GOAL OF THE EXERCISE: Transcribe every line exactly. Leave the pictures behind.

- - - -

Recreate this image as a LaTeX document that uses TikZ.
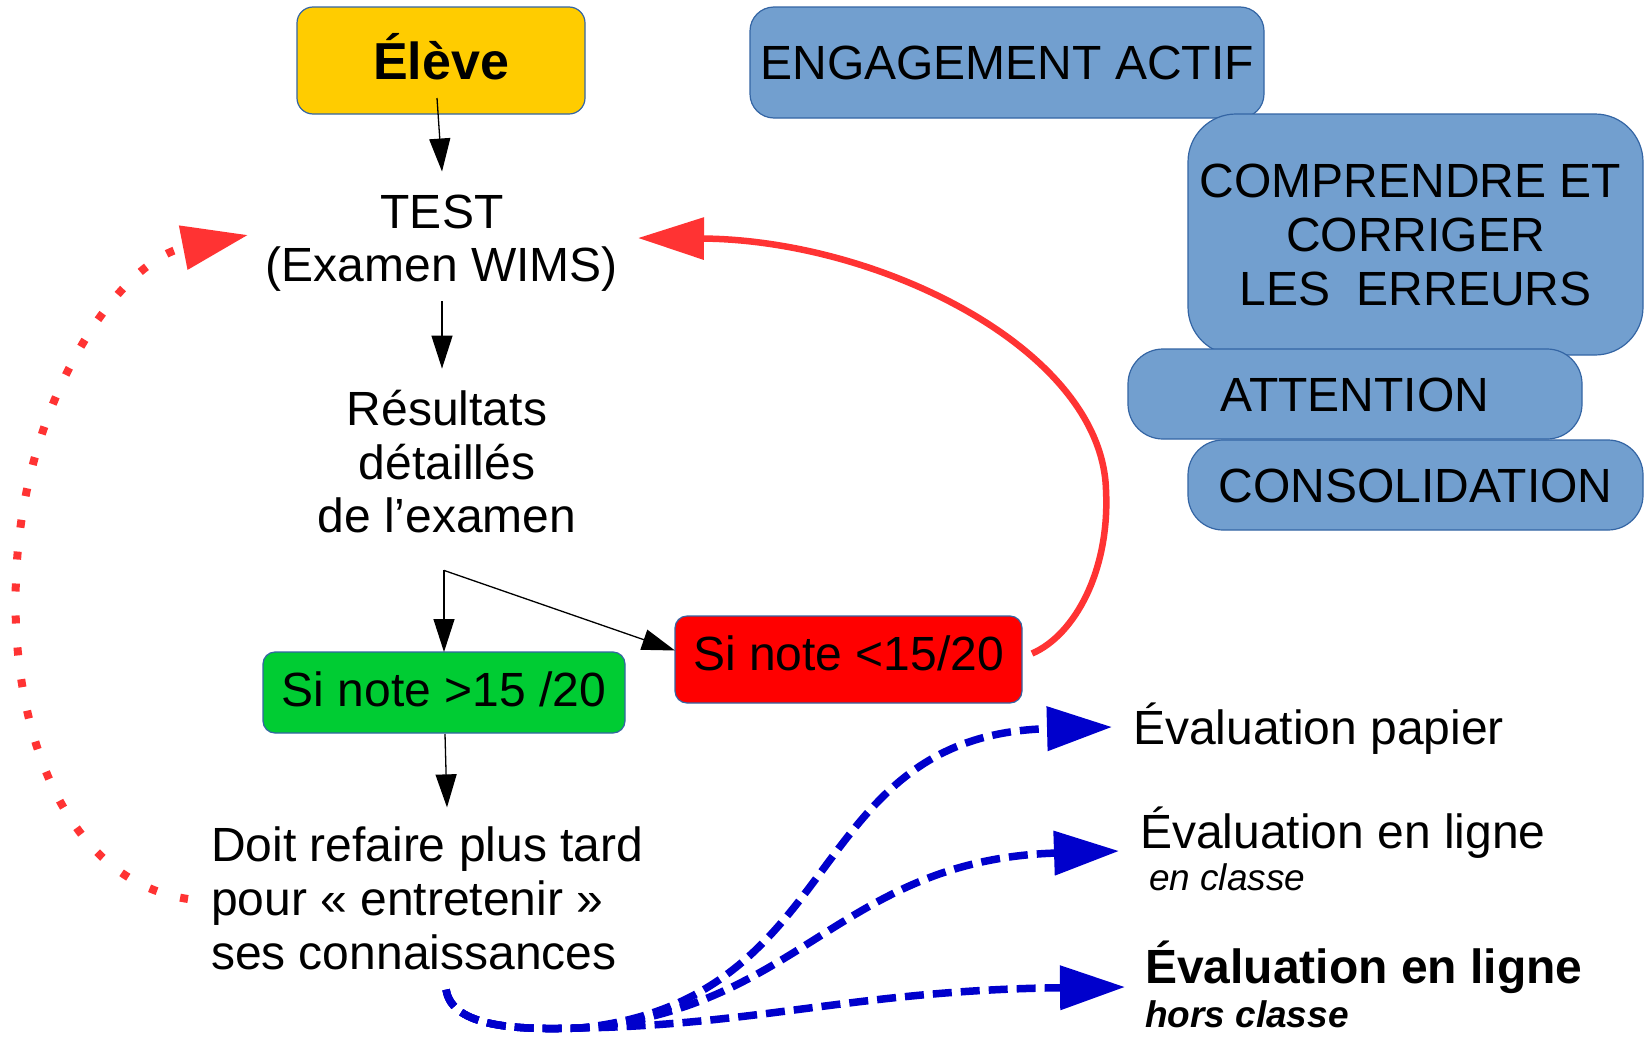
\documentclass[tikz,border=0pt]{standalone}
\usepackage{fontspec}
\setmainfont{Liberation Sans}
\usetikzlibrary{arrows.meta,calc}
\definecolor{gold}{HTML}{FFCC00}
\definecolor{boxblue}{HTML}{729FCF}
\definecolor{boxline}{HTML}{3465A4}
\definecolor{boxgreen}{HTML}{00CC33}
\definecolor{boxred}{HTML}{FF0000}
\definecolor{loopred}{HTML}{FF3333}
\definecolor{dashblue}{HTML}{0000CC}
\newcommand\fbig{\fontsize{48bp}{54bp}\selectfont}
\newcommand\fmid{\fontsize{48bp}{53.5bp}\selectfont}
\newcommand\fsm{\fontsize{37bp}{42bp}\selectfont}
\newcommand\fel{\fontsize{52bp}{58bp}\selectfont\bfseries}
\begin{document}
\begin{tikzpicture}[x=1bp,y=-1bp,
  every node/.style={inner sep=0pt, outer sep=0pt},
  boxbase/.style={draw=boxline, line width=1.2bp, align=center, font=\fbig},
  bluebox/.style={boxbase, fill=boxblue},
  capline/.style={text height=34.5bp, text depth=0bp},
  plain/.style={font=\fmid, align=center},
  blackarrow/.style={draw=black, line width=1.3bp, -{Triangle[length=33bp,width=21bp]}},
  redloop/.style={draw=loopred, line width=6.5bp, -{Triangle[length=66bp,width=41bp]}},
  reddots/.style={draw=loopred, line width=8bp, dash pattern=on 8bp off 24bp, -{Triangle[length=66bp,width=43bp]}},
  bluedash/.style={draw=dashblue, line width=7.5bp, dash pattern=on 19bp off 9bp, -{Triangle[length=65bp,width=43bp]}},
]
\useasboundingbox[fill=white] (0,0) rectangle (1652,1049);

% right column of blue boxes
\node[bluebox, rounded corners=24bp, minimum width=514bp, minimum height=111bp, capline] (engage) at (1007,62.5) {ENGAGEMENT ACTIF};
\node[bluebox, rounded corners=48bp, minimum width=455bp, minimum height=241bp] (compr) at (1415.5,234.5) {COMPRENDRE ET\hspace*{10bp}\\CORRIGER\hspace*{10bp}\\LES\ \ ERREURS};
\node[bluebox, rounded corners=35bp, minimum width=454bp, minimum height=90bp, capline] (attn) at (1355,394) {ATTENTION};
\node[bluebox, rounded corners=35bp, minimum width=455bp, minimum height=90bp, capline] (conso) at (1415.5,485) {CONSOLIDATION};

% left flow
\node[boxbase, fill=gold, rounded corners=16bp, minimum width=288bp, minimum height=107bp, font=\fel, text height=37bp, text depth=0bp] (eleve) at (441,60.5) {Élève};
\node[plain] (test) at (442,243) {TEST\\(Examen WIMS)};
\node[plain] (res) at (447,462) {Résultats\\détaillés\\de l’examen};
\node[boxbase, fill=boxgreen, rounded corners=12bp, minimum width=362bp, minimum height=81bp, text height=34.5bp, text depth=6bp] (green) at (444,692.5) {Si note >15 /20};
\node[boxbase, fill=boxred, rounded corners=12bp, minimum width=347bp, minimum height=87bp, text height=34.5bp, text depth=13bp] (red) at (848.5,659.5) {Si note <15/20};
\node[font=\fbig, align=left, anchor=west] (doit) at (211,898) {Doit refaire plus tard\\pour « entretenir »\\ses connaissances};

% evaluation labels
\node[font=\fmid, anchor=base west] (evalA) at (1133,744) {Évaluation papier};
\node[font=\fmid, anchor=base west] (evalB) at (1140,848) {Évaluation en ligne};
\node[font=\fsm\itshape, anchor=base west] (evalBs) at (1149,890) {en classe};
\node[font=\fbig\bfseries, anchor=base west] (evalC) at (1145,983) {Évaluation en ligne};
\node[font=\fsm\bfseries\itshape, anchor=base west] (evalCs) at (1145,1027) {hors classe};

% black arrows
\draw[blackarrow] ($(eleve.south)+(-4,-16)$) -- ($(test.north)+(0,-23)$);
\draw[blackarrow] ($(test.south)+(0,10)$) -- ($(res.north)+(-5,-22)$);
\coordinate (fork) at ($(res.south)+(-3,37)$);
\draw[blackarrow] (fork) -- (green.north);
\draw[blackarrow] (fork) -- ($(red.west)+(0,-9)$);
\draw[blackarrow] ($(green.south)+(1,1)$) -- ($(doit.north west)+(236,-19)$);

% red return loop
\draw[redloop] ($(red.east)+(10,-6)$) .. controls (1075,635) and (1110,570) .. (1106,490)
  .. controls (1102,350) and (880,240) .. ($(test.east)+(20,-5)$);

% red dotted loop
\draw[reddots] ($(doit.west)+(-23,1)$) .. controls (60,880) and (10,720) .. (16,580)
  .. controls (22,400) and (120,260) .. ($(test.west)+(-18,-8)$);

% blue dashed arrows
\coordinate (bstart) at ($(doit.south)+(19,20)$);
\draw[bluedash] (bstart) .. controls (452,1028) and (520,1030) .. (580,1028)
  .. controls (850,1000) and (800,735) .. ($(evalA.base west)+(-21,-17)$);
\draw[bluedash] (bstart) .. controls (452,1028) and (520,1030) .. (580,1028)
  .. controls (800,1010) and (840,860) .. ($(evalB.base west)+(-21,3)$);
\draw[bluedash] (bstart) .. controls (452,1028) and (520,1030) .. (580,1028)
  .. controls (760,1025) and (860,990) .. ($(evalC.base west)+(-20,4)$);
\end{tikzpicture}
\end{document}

- - - -

TASK SOLUTION:
Recreate this image as a LaTeX document that uses TikZ.
\documentclass[tikz,border=0pt]{standalone}
\usepackage{fontspec}
\setmainfont{Liberation Sans}
\usetikzlibrary{arrows.meta,calc}
\definecolor{gold}{HTML}{FFCC00}
\definecolor{boxblue}{HTML}{729FCF}
\definecolor{boxline}{HTML}{3465A4}
\definecolor{boxgreen}{HTML}{00CC33}
\definecolor{boxred}{HTML}{FF0000}
\definecolor{loopred}{HTML}{FF3333}
\definecolor{dashblue}{HTML}{0000CC}
\newcommand\fbig{\fontsize{48bp}{54bp}\selectfont}
\newcommand\fmid{\fontsize{48bp}{53.5bp}\selectfont}
\newcommand\fsm{\fontsize{37bp}{42bp}\selectfont}
\newcommand\fel{\fontsize{52bp}{58bp}\selectfont\bfseries}
\begin{document}
\begin{tikzpicture}[x=1bp,y=-1bp,
  every node/.style={inner sep=0pt, outer sep=0pt},
  boxbase/.style={draw=boxline, line width=1.2bp, align=center, font=\fbig},
  bluebox/.style={boxbase, fill=boxblue},
  capline/.style={text height=34.5bp, text depth=0bp},
  plain/.style={font=\fmid, align=center},
  blackarrow/.style={draw=black, line width=1.3bp, -{Triangle[length=33bp,width=21bp]}},
  redloop/.style={draw=loopred, line width=6.5bp, -{Triangle[length=66bp,width=41bp]}},
  reddots/.style={draw=loopred, line width=8bp, dash pattern=on 8bp off 24bp, -{Triangle[length=66bp,width=43bp]}},
  bluedash/.style={draw=dashblue, line width=7.5bp, dash pattern=on 19bp off 9bp, -{Triangle[length=65bp,width=43bp]}},
]
\useasboundingbox[fill=white] (0,0) rectangle (1652,1049);

% right column of blue boxes
\node[bluebox, rounded corners=24bp, minimum width=514bp, minimum height=111bp, capline] (engage) at (1007,62.5) {ENGAGEMENT ACTIF};
\node[bluebox, rounded corners=48bp, minimum width=455bp, minimum height=241bp] (compr) at (1415.5,234.5) {COMPRENDRE ET\hspace*{10bp}\\CORRIGER\hspace*{10bp}\\LES\ \ ERREURS};
\node[bluebox, rounded corners=35bp, minimum width=454bp, minimum height=90bp, capline] (attn) at (1355,394) {ATTENTION};
\node[bluebox, rounded corners=35bp, minimum width=455bp, minimum height=90bp, capline] (conso) at (1415.5,485) {CONSOLIDATION};

% left flow
\node[boxbase, fill=gold, rounded corners=16bp, minimum width=288bp, minimum height=107bp, font=\fel, text height=37bp, text depth=0bp] (eleve) at (441,60.5) {Élève};
\node[plain] (test) at (442,243) {TEST\\(Examen WIMS)};
\node[plain] (res) at (447,462) {Résultats\\détaillés\\de l’examen};
\node[boxbase, fill=boxgreen, rounded corners=12bp, minimum width=362bp, minimum height=81bp, text height=34.5bp, text depth=6bp] (green) at (444,692.5) {Si note >15 /20};
\node[boxbase, fill=boxred, rounded corners=12bp, minimum width=347bp, minimum height=87bp, text height=34.5bp, text depth=13bp] (red) at (848.5,659.5) {Si note <15/20};
\node[font=\fbig, align=left, anchor=west] (doit) at (211,898) {Doit refaire plus tard\\pour « entretenir »\\ses connaissances};

% evaluation labels
\node[font=\fmid, anchor=base west] (evalA) at (1133,744) {Évaluation papier};
\node[font=\fmid, anchor=base west] (evalB) at (1140,848) {Évaluation en ligne};
\node[font=\fsm\itshape, anchor=base west] (evalBs) at (1149,890) {en classe};
\node[font=\fbig\bfseries, anchor=base west] (evalC) at (1145,983) {Évaluation en ligne};
\node[font=\fsm\bfseries\itshape, anchor=base west] (evalCs) at (1145,1027) {hors classe};

% black arrows
\draw[blackarrow] ($(eleve.south)+(-4,-16)$) -- ($(test.north)+(0,-23)$);
\draw[blackarrow] ($(test.south)+(0,10)$) -- ($(res.north)+(-5,-22)$);
\coordinate (fork) at ($(res.south)+(-3,37)$);
\draw[blackarrow] (fork) -- (green.north);
\draw[blackarrow] (fork) -- ($(red.west)+(0,-9)$);
\draw[blackarrow] ($(green.south)+(1,1)$) -- ($(doit.north west)+(236,-19)$);

% red return loop
\draw[redloop] ($(red.east)+(10,-6)$) .. controls (1075,635) and (1110,570) .. (1106,490)
  .. controls (1102,350) and (880,240) .. ($(test.east)+(20,-5)$);

% red dotted loop
\draw[reddots] ($(doit.west)+(-23,1)$) .. controls (60,880) and (10,720) .. (16,580)
  .. controls (22,400) and (120,260) .. ($(test.west)+(-18,-8)$);

% blue dashed arrows
\coordinate (bstart) at ($(doit.south)+(19,20)$);
\draw[bluedash] (bstart) .. controls (452,1028) and (520,1030) .. (580,1028)
  .. controls (850,1000) and (800,735) .. ($(evalA.base west)+(-21,-17)$);
\draw[bluedash] (bstart) .. controls (452,1028) and (520,1030) .. (580,1028)
  .. controls (800,1010) and (840,860) .. ($(evalB.base west)+(-21,3)$);
\draw[bluedash] (bstart) .. controls (452,1028) and (520,1030) .. (580,1028)
  .. controls (760,1025) and (860,990) .. ($(evalC.base west)+(-20,4)$);
\end{tikzpicture}
\end{document}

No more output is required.